ECLI:NL:RBDHA:2025:1429
Rechtbank Den Haag
- Voorlopige voorziening
- Rechtspraak.nl
Weigering digitale hoorzitting in bezwaarprocedure door commissie van bezwaar en beroep
In deze uitspraak van de voorzieningenrechter van de Rechtbank Den Haag op 31 januari 2025, wordt het verzoek om een voorlopige voorziening van verzoeker behandeld. Verzoeker, woonachtig in Duitsland, is het niet eens met de beslissing van de commissie van bezwaar en beroep om de hoorzitting fysiek te laten plaatsvinden. Hij heeft bezwaar gemaakt tegen deze beslissing en verzocht om een digitale hoorzitting, vanwege de lange reistijd. De voorzieningenrechter oordeelt dat de weigering van verweerder om de hoorzitting digitaal te faciliteren een procedurebeslissing is in de zin van artikel 6:3 van de Algemene wet bestuursrecht (Awb). Deze beslissing is genomen in het kader van de voorbereiding op de beslissing op bezwaar die door het college van bestuur van de Universiteit Leiden zal worden genomen. De voorzieningenrechter stelt vast dat deze beslissing niet vatbaar is voor bezwaar of beroep, tenzij deze de belanghebbende rechtstreeks in zijn belang treft, wat in dit geval niet is aangetoond.
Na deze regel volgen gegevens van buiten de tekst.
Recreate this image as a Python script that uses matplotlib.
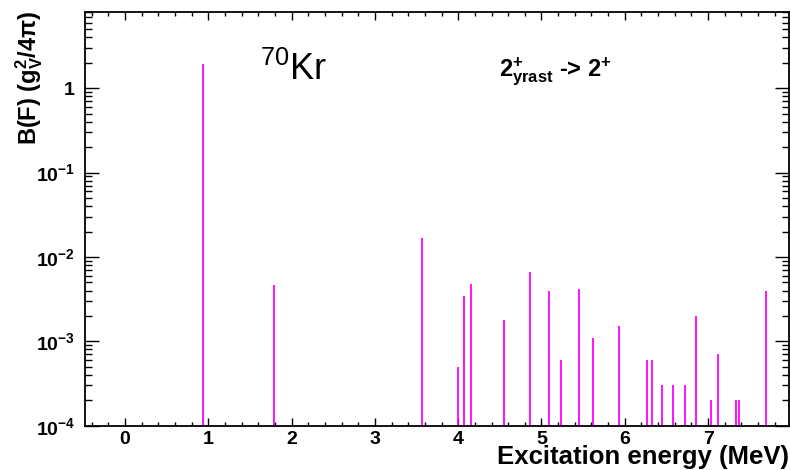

De voorzieningenrechter concludeert dat er geen spoedeisend belang is bij het treffen van de gevraagde voorlopige voorziening. Verzoeker kan zijn bezwaren tegen de gang van zaken omtrent de hoorzitting naar voren brengen in een eventuele beroepsprocedure na de beslissing op bezwaar. Aangezien het spoedeisend belang ontbreekt, wijst de voorzieningenrechter het verzoek af. De uitspraak is openbaar uitgesproken en een afschrift is verzonden aan de betrokken partijen.